- Chemmaruthy Location in Kerala, India Chemmaruthy Chemmaruthy (India)
- Coordinates: 8°45′35″N 76°44′37″E﻿ / ﻿8.7597°N 76.7435°E
- Country: India
- State: Kerala
- District: Thiruvananthapuram
- Talukas: Varkala Taluk

Government
- • Body: Gram panchayat

Area
- • Total: 17.54 km^{2} (6.77 sq mi)

Population (2011)
- • Total: 32,444
- • Density: 1,850/km^{2} (4,791/sq mi)

Languages
- • Official: Malayalam, English
- Time zone: UTC+5:30 (IST)
- PIN: 695146
- Vehicle registration: KL-81

= Chemmaruthy =

 Chemmaruthy is a panchayat in Varkala Taluk of Thiruvananthapuram district in the state of Kerala, India.
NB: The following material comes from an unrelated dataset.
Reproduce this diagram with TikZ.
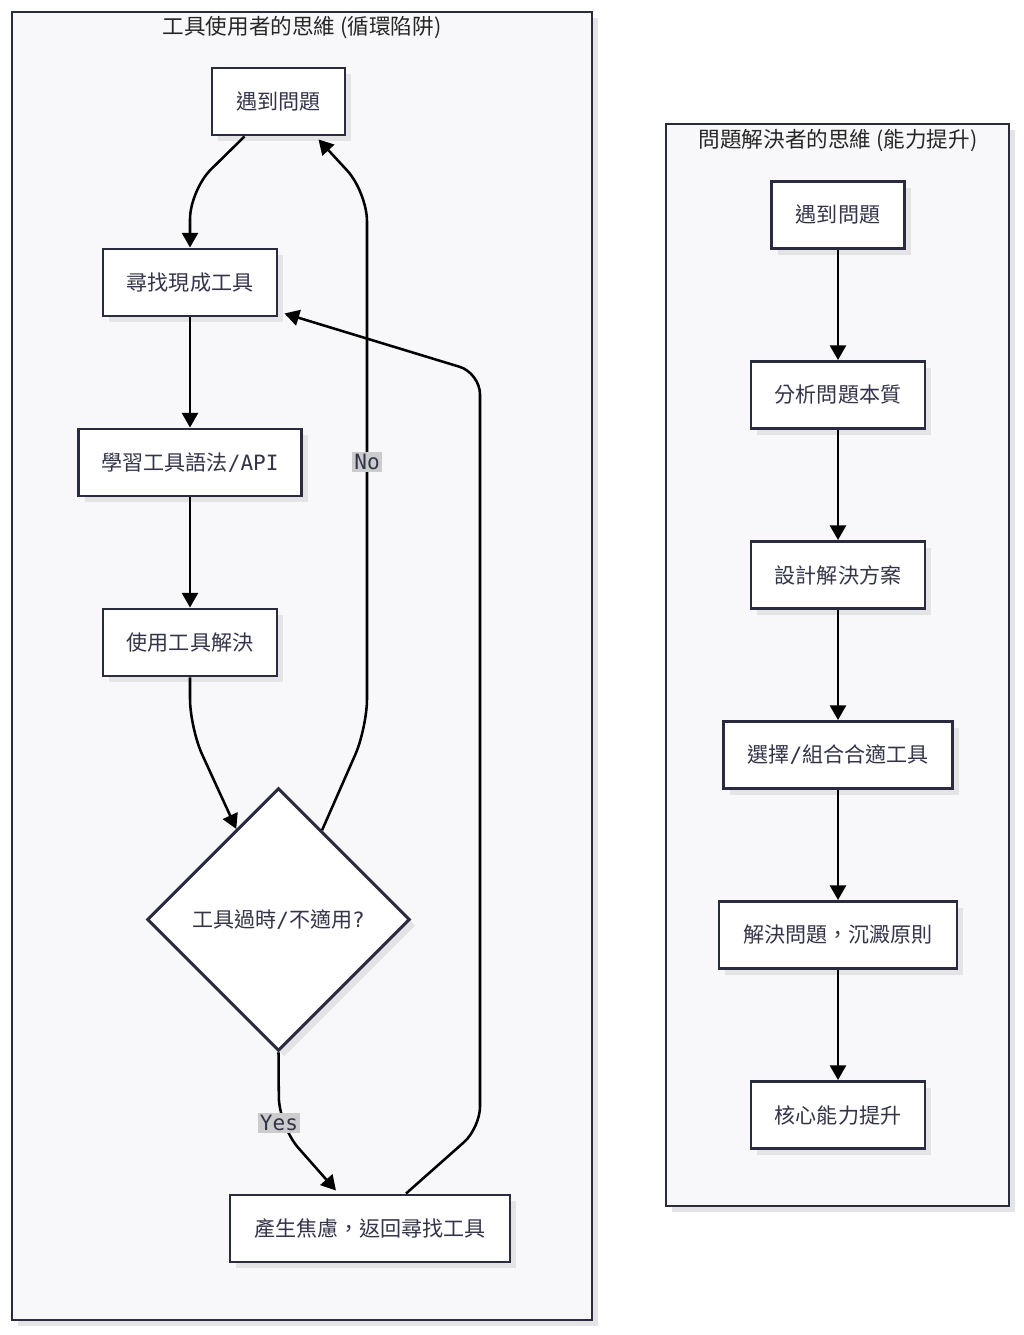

It is 7 km east of Varkala city centre and 40 km north of state capital Trivandrum. It is also one of the 5 panchayats that shares border with Varkala Municipality.

==Demographics==
As of 2011 India census, Chemmaruthy had a population of 32444 with 14468 males and 16450 females.

== Geography ==
Chemmaruthy is located 11 kms away from Varkala Papanasom beach. Its once known for its rich culture of paddy farming. Its also known for Sacred groves.There are many small and large ponds in this village.